Direct Current (DC) motors are widely used in various applications due to their simplicity and effectiveness in converting electrical energy into mechanical motion. In the Arduino environment, controlling a DC motor is a common task, which can be achieved through various methods, including using an H-bridge motor driver. This article will guide you through the process of controlling a DC motor using an Arduino board.

Understanding DC Motors

DC motors convert electrical energy into mechanical energy through the interaction of magnetic fields.

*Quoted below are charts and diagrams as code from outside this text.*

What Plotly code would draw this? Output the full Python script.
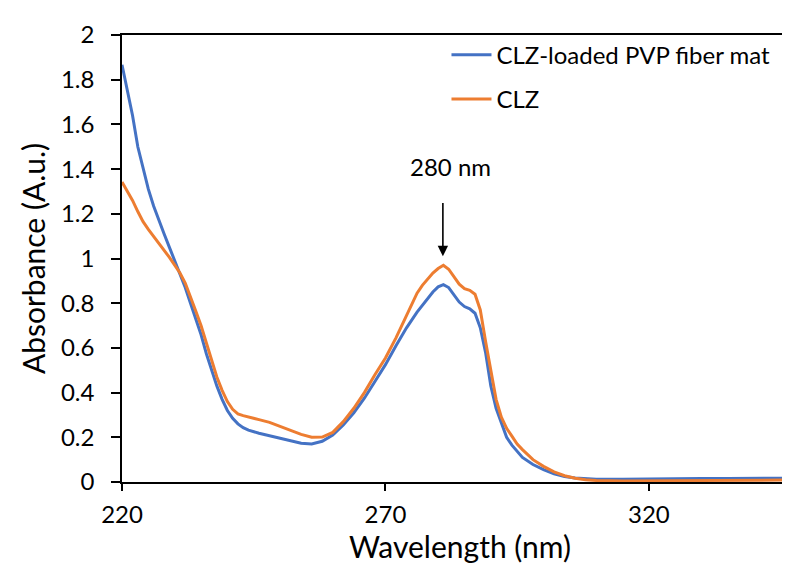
import plotly.graph_objects as go

wavelength = [220, 221, 222, 223, 224, 225, 226, 227, 228, 229, 230, 231, 232, 233, 234, 235,
              236, 237, 238, 239, 240, 241, 242, 243, 244, 246, 248, 250, 252, 254, 256, 258,
              260, 262, 264, 266, 268, 270, 272, 274, 276, 277, 278, 279, 280, 281, 282, 283,
              284, 285, 286, 287, 288, 289, 290, 291, 292, 293, 294, 295, 296, 298, 300, 302,
              304, 306, 308, 310, 315, 320, 325, 330, 335, 340, 345, 349]

fiber_mat = [1.867, 1.76, 1.64, 1.50, 1.40, 1.31, 1.235, 1.17, 1.11, 1.05, 0.99, 0.935, 0.87, 0.80,
             0.735, 0.66, 0.575, 0.50, 0.43, 0.37, 0.32, 0.285, 0.26, 0.243, 0.232, 0.218, 0.207,
             0.195, 0.182, 0.173, 0.17, 0.182, 0.21, 0.255, 0.31, 0.375, 0.45, 0.525, 0.61, 0.69,
             0.76, 0.79, 0.82, 0.85, 0.873, 0.883, 0.87, 0.84, 0.805, 0.785, 0.775, 0.755, 0.69,
             0.58, 0.43, 0.33, 0.26, 0.20, 0.165, 0.135, 0.11, 0.078, 0.055, 0.037, 0.025, 0.018,
             0.014, 0.012, 0.012, 0.014, 0.015, 0.016, 0.016, 0.017, 0.017, 0.017]

clz = [1.342, 1.30, 1.26, 1.21, 1.165, 1.13, 1.10, 1.07, 1.04, 1.005, 0.97, 0.935, 0.89, 0.83,
       0.765, 0.70, 0.62, 0.545, 0.47, 0.41, 0.36, 0.325, 0.305, 0.297, 0.29, 0.279, 0.267, 0.25,
       0.231, 0.213, 0.20, 0.201, 0.222, 0.27, 0.33, 0.40, 0.48, 0.555, 0.645, 0.745, 0.845, 0.88,
       0.91, 0.935, 0.955, 0.97, 0.952, 0.918, 0.885, 0.865, 0.858, 0.84, 0.77, 0.63, 0.49, 0.37,
       0.29, 0.24, 0.205, 0.17, 0.145, 0.10, 0.07, 0.045, 0.028, 0.017, 0.010, 0.007, 0.005,
       0.006, 0.007, 0.008, 0.008, 0.009, 0.009, 0.009]

series_names = ["CLZ-loaded PVP fiber mat", "CLZ"]
series_colors = ["#4472C4", "#ED7D31"]

y_tick_vals = [0, 0.2, 0.4, 0.6, 0.8, 1.0, 1.2, 1.4, 1.6, 1.8, 2.0]
y_tick_text = ["0", "0.2", "0.4", "0.6", "0.8", "1", "1.2", "1.4", "1.6", "1.8", "2"]
x_tick_vals = [220, 270, 320]
x_tick_text = ["220", "270", "320"]

peak_label = "280 nm"
peak_x = 280.9
arrow_tip_y = 1.01
arrow_tail_y = 1.255
label_y = 1.41

FONT = "Lato, 'Open Sans', sans-serif"

fig = go.Figure()
for i, (name, vals) in enumerate(zip(series_names, [fiber_mat, clz])):
    fig.add_trace(go.Scatter(
        x=wavelength, y=vals, mode="lines", name=name,
        line=dict(color=series_colors[i], width=3),
        legendgroup=f"g{i}",
    ))

fig.add_annotation(x=peak_x, y=arrow_tip_y, ax=peak_x, ay=arrow_tail_y,
                   xref="x", yref="y", axref="x", ayref="y",
                   text="", showarrow=True, arrowhead=2, arrowsize=1.3,
                   arrowwidth=1.6, arrowcolor="black")
fig.add_annotation(x=peak_x + 1.4, y=label_y, xref="x", yref="y", text=peak_label,
                   showarrow=False, font=dict(family=FONT, size=24, color="black"))

fig.update_layout(
    width=790, height=570,
    margin=dict(l=114, r=0, t=27, b=96),
    paper_bgcolor="white", plot_bgcolor="white",
    font=dict(family=FONT, size=24, color="black"),
    showlegend=True,
    legend=dict(x=0.48, y=1.005, xanchor="left", yanchor="top",
                bgcolor="rgba(0,0,0,0)", font=dict(size=24),
                tracegroupgap=10, itemwidth=40),
    xaxis=dict(range=[220, 348.3], tickvals=x_tick_vals, ticktext=x_tick_text,
               showgrid=False, zeroline=False, showline=True, linecolor="black",
               linewidth=1.5, mirror=True, ticks="outside", ticklen=7, tickwidth=1.5,
               tickcolor="black", tickfont=dict(size=24), ticklabelstandoff=3,
               title=dict(text="Wavelength (nm)", font=dict(size=30), standoff=10)),
    yaxis=dict(range=[0, 2], tickvals=y_tick_vals, ticktext=y_tick_text,
               showgrid=False, zeroline=False, showline=True, linecolor="black",
               linewidth=1.5, ticks="outside", ticklen=9, tickwidth=1.5,
               tickcolor="black", tickfont=dict(size=24), ticklabelstandoff=12,
               title=dict(text="Absorbance (A.u.)", font=dict(size=30), standoff=6)),
)

fig.write_html("out.html")
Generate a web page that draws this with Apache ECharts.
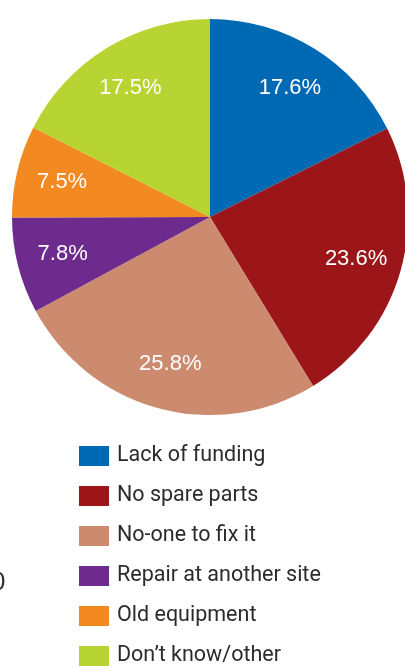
<!DOCTYPE html>
<html>
<head>
<meta charset="utf-8">
<script src="https://cdn.jsdelivr.net/npm/echarts@6/dist/echarts.min.js"></script>
<style>
html,body{margin:0;padding:0;background:#fff;}
#c{width:405px;height:668px;}
</style>
</head>
<body>
<div id="c"></div>
<script>
const categories = ['Lack of funding','No spare parts','No-one to fix it','Repair at another site','Old equipment','Don\u2019t know/other'];
const values = [17.6, 23.6, 25.8, 7.8, 7.5, 17.5];
const colors = ['#0069B4','#9B1519','#CC8A6E','#6E2B8E','#F38A21','#B8D432'];

const data = categories.map((name, i) => ({name, value: values[i], itemStyle: {color: colors[i]}}));

const chart = echarts.init(document.getElementById('c'), null, {renderer: 'canvas'});
chart.setOption({
  animation: false,
  legend: {
    orient: 'vertical',
    left: 79,
    top: 445,
    width: 320,
    height: 300,
    padding: 0,
    itemWidth: 30,
    itemHeight: 20,
    itemGap: 18,
    icon: 'rect',
    selectedMode: false,
    data: categories,
    textStyle: {
      fontFamily: 'Roboto, sans-serif',
      fontSize: 21.5,
      color: '#2b2b2b',
      padding: [0, 0, 0, 3]
    }
  },
  series: [
    {
      type: 'pie',
      center: [210, 217],
      radius: [0, 198],
      startAngle: 90,
      clockwise: true,
      silent: true,
      label: {show: false},
      labelLine: {show: false},
      itemStyle: {borderWidth: 0},
      data: data
    },
    {
      type: 'pie',
      center: [210, 217],
      radius: [100, 198],
      startAngle: 90,
      clockwise: true,
      silent: true,
      itemStyle: {color: 'rgba(0,0,0,0)', borderWidth: 0},
      label: {
        show: true,
        position: 'inside',
        formatter: p => p.value.toFixed(1) + '%',
        color: '#ffffff',
        fontFamily: 'Liberation Sans, sans-serif',
        fontSize: 22
      },
      labelLine: {show: false},
      data: categories.map((name, i) => ({name, value: values[i]}))
    }
  ],
  graphic: [
    {type: 'text', left: -9, top: 570, style: {text: '0', font: '26px Liberation Sans, sans-serif', fill: '#333'}}
  ]
});
</script>
</body>
</html>
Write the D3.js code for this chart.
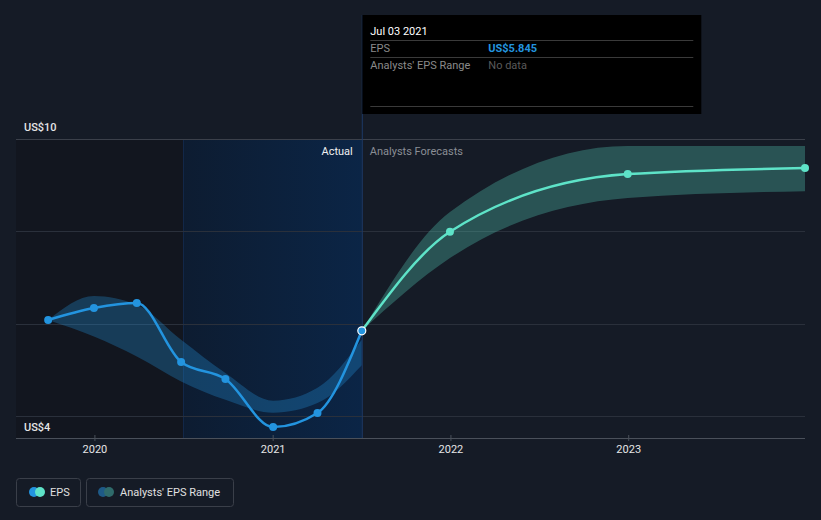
<!DOCTYPE html>
<html><head><meta charset="utf-8">
<script src="https://cdn.jsdelivr.net/npm/d3@7"></script>
<style>
html,body{margin:0;padding:0;background:#151b26;}
svg{display:block;font-family:Roboto,"Noto Sans",sans-serif;}
</style></head>
<body>
<svg id="c" width="821" height="520"></svg>
<script>
// ---- data ----
const actualDates = ["2019-09-28","2019-12-31","2020-03-28","2020-06-27","2020-09-26","2021-01-02","2021-04-03","2021-07-03"];
const actualEPS   = [6.08, 6.34, 6.45, 5.17, 4.80, 3.76, 4.065, 5.845];
const actualLow   = [6.08, 5.72, 5.29, 4.75, 4.35, 4.07, 4.28, 5.10];
const actualHigh  = [6.08, 6.60, 6.41, 5.65, 4.93, 4.33, 4.61, 5.65];
const forecastDates = ["2021-07-03","2021-12-31","2022-12-31","2023-12-30"];
const forecastEPS   = [5.845, 7.99, 9.24, 9.37];
const forecastLow   = [5.845, 7.42, 8.72, 8.87];
const forecastHigh  = [5.845, 8.42, 9.85, 9.85];
const yTickValues = [4, 10];
const yTickLabels = ["US$4", "US$10"];
const xTickYears = ["2020-01-01","2021-01-01","2022-01-01","2023-01-01"];
const pastYearStart = "2020-07-02";
const todayDate = "2021-07-03";
const tooltipDate = "Jul 03 2021";
const tooltipEPS = "US$5.845";

// ---- setup ----
const P = d3.timeParse("%Y-%m-%d");
const svg = d3.select("#c");
const x = d3.scaleTime().domain([P("2019-07-24"), P("2023-12-30")]).range([16, 805]);
const y = d3.scaleLinear().domain([4, 10]).range([416, 139]);
const plotTop = 139, plotBottom = 438;

const defs = svg.append("defs");
const g1 = defs.append("linearGradient").attr("id","pastGrad").attr("x1","0").attr("x2","1").attr("y1","0").attr("y2","0");
g1.append("stop").attr("offset","0").attr("stop-color","#0d1c31");
g1.append("stop").attr("offset","1").attr("stop-color","#0b2546");

// darker area before past year
svg.append("rect").attr("x", x.range()[0]).attr("y", plotTop)
  .attr("width", x(P(pastYearStart)) - x.range()[0]).attr("height", plotBottom - plotTop)
  .attr("fill", "#12161f");
// past year blue region
svg.append("rect").attr("x", x(P(pastYearStart))).attr("y", plotTop)
  .attr("width", x(P(todayDate)) - x(P(pastYearStart))).attr("height", plotBottom - plotTop)
  .attr("fill", "url(#pastGrad)");
svg.append("line").attr("x1", x(P(pastYearStart))).attr("x2", x(P(pastYearStart)))
  .attr("y1", plotTop).attr("y2", plotBottom).attr("stroke", "#13294a").attr("stroke-width", 1);

// gridlines
const grid = [4, 6, 8, 10];
svg.append("g").selectAll("line").data(grid).join("line")
  .attr("x1", 16).attr("x2", 805)
  .attr("y1", d => Math.round(y(d)) + 0.5).attr("y2", d => Math.round(y(d)) + 0.5)
  .attr("stroke", d => d === 10 ? "#3b404a" : "#2a303b").attr("stroke-width", 1);

// y labels (top label above its line, bottom label below its line)
svg.append("g").selectAll("text").data(yTickValues).join("text")
  .attr("x", 24).attr("y", d => d === 10 ? y(d) - 8 : y(d) + 15)
  .attr("fill", "#e6e6e6").attr("font-size", 11).attr("font-weight", 500)
  .text((d, i) => yTickLabels[i]);

// x axis
const xAxis = d3.axisBottom(x).tickValues(xTickYears.map(P)).tickFormat(d3.timeFormat("%Y")).tickSize(5).tickSizeOuter(0);
const ax = svg.append("g").attr("transform", `translate(0,${plotBottom})`).call(xAxis);
ax.select(".domain").attr("stroke", "#4a505a").attr("d", "M16,0.5H805");
ax.selectAll(".tick line").attr("stroke", "#4a505a").attr("y1", -3).attr("y2", 3);
ax.selectAll(".tick text").attr("fill", "#e6e6e6").attr("font-size", 11).attr("dy", "0.95em")
  .attr("font-family", "Roboto,sans-serif").attr("y", 5);

// bands
const curve = d3.curveMonotoneX;
const actualData = actualDates.map((d, i) => ({d: P(d), v: actualEPS[i], lo: actualLow[i], hi: actualHigh[i]}));
const fcData = forecastDates.map((d, i) => ({d: P(d), v: forecastEPS[i], lo: forecastLow[i], hi: forecastHigh[i]}));
const area = d3.area().x(p => x(p.d)).y0(p => y(p.lo)).y1(p => y(p.hi)).curve(curve);
svg.append("path").datum(actualData).attr("d", area).attr("fill", "#2394df").attr("fill-opacity", 0.3);
svg.append("path").datum(fcData).attr("d", area).attr("fill", "#58d6c0").attr("fill-opacity", 0.3);

// today line
svg.append("line").attr("x1", x(P(todayDate)) + 0.5).attr("x2", x(P(todayDate)) + 0.5)
  .attr("y1", 15).attr("y2", plotBottom).attr("stroke", "#1d3a66").attr("stroke-width", 1);

// labels
svg.append("text").attr("x", x(P(todayDate)) - 9).attr("y", 155).attr("text-anchor", "end")
  .attr("fill", "#f0f0f0").attr("font-size", 11).text("Actual");
svg.append("text").attr("x", x(P(todayDate)) + 8).attr("y", 155)
  .attr("fill", "#8a8e95").attr("font-size", 11).text("Analysts Forecasts");

// lines
const line = d3.line().x(p => x(p.d)).y(p => y(p.v)).curve(curve);
svg.append("path").datum(fcData).attr("d", line).attr("fill", "none").attr("stroke", "#5ee3c8").attr("stroke-width", 2.5);
svg.append("path").datum(actualData).attr("d", line).attr("fill", "none").attr("stroke", "#2394df").attr("stroke-width", 2.5);

svg.append("g").selectAll("circle").data(fcData.slice(1)).join("circle")
  .attr("cx", p => x(p.d)).attr("cy", p => y(p.v)).attr("r", 4).attr("fill", "#5ee3c8");
svg.append("g").selectAll("circle").data(actualData).join("circle")
  .attr("cx", p => x(p.d)).attr("cy", p => y(p.v)).attr("r", 4).attr("fill", "#2394df")
  .attr("stroke", (p, i) => i === actualData.length - 1 ? "#ffffff" : "none").attr("stroke-width", 1.2);

// tooltip
const tx = x(P(todayDate)) + 0.5;
const tt = svg.append("g");
tt.append("rect").attr("x", tx).attr("y", 15).attr("width", 339).attr("height", 99).attr("fill", "#000000");
[40, 57, 106].forEach(yy => tt.append("line").attr("x1", tx + 8).attr("x2", tx + 331)
  .attr("y1", yy + 0.5).attr("y2", yy + 0.5).attr("stroke", "#3a3a3a"));
tt.append("text").attr("x", tx + 8).attr("y", 35).attr("fill", "#ffffff").attr("font-size", 11).text(tooltipDate);
tt.append("text").attr("x", tx + 8).attr("y", 52).attr("fill", "#8a8a8a").attr("font-size", 11).text("EPS");
tt.append("text").attr("x", tx + 126).attr("y", 52).attr("fill", "#2394df").attr("font-size", 11).attr("font-weight", 700).text(tooltipEPS);
tt.append("text").attr("x", tx + 8).attr("y", 69).attr("fill", "#8a8a8a").attr("font-size", 11).text("Analysts' EPS Range");
tt.append("text").attr("x", tx + 126).attr("y", 69).attr("fill", "#5a5a5a").attr("font-size", 11).text("No data");

// legend
const lg = svg.append("g");
lg.append("rect").attr("x", 16.5).attr("y", 478.5).attr("width", 64).attr("height", 28).attr("rx", 3)
  .attr("fill", "none").attr("stroke", "#3a3f49");
lg.append("circle").attr("cx", 34).attr("cy", 492).attr("r", 5).attr("fill", "#2394df");
lg.append("circle").attr("cx", 40).attr("cy", 492).attr("r", 5).attr("fill", "#5ee3c8");
lg.append("text").attr("x", 50).attr("y", 496).attr("fill", "#e0e0e0").attr("font-size", 11).text("EPS");
lg.append("rect").attr("x", 86.5).attr("y", 478.5).attr("width", 147).attr("height", 28).attr("rx", 3)
  .attr("fill", "none").attr("stroke", "#3a3f49");
lg.append("circle").attr("cx", 103).attr("cy", 492).attr("r", 5).attr("fill", "#1e5a87");
lg.append("circle").attr("cx", 109).attr("cy", 492).attr("r", 5).attr("fill", "#2f6b6b");
lg.append("text").attr("x", 120).attr("y", 496).attr("fill", "#e0e0e0").attr("font-size", 11).text("Analysts' EPS Range");
</script>
</body></html>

They are characterized by their voltage, current, and torque specifications. In the context of Arduino, DC motors are typically controlled by modulating the voltage applied to them, which in turn controls their speed and direction.

Components Required

To control a DC motor using Arduino, you will need the following components:

• Arduino Uno (or any compatible Arduino board)
• DC motor
• L298N H-bridge motor driver module
• Power supply (suitable for the motor voltage)
• Jumper wires
• Breadboard (optional)

Connecting the Components

1. Power the Motor Driver:

   • Connect the 12V power supply to the VCC terminal on the L298N module.
   • Connect the ground terminal of the power supply to the GND terminal on the L298N module.

2. Connect the Motor:

   • Connect the two terminals of the DC motor to the OUT1 and OUT2 terminals on the L298N module.

3. Connect the Arduino:

   • Connect the IN1 and IN2 pins on the L298N module to digital pins 8 and 9 on the Arduino, respectively.
   • Connect the ENA pin on the L298N module to digital pin 10 on the Arduino. This pin will be used for PWM (Pulse Width Modulation) to control the speed of the motor.
   • Connect the GND terminal on the L298N module to the GND pin on the Arduino.

Writing the Arduino Code

Below is a sample code to control the speed and direction of the DC motor using the Arduino IDE:

const int enA = 10;
const int in1 = 8;
const int in2 = 9;

void setup() {
  // Set all the motor control pins to outputs
  pinMode(enA, OUTPUT);
  pinMode(in1, OUTPUT);
  pinMode(in2, OUTPUT);

  // Set initial direction
  digitalWrite(in1, HIGH);
  digitalWrite(in2, LOW);

  // Set initial speed
  analogWrite(enA, 255); // Max speed
}

void loop() {
  // Run the motor in one direction for 3 seconds
  digitalWrite(in1, HIGH);
  digitalWrite(in2, LOW);
  analogWrite(enA, 200); // Set speed
  delay(3000);

  // Stop the motor for 1 second
  analogWrite(enA, 0);
  delay(1000);

  // Run the motor in the opposite direction for 3 seconds
  digitalWrite(in1, LOW);
  digitalWrite(in2, HIGH);
  analogWrite(enA, 200); // Set speed
  delay(3000);

  // Stop the motor for 1 second
  analogWrite(enA, 0);
  delay(1000);
}

Explanation

• IN1 and IN2: These pins control the direction of the motor. Setting IN1 HIGH and IN2 LOW will rotate the motor in one direction, while setting IN1 LOW and IN2 HIGH will rotate it in the opposite direction.
• ENA: This pin is used for speed control. By using analogWrite(), you can send a PWM signal to this pin, which effectively controls the speed of the motor.
• Delay: The delay() function is used to hold the motor in a particular state for a specified period.

Conclusion

Controlling a DC motor with Arduino is straightforward and provides a solid foundation for more complex projects involving motor control. By using an H-bridge motor driver like the L298N, you can easily manage the speed and direction of the motor.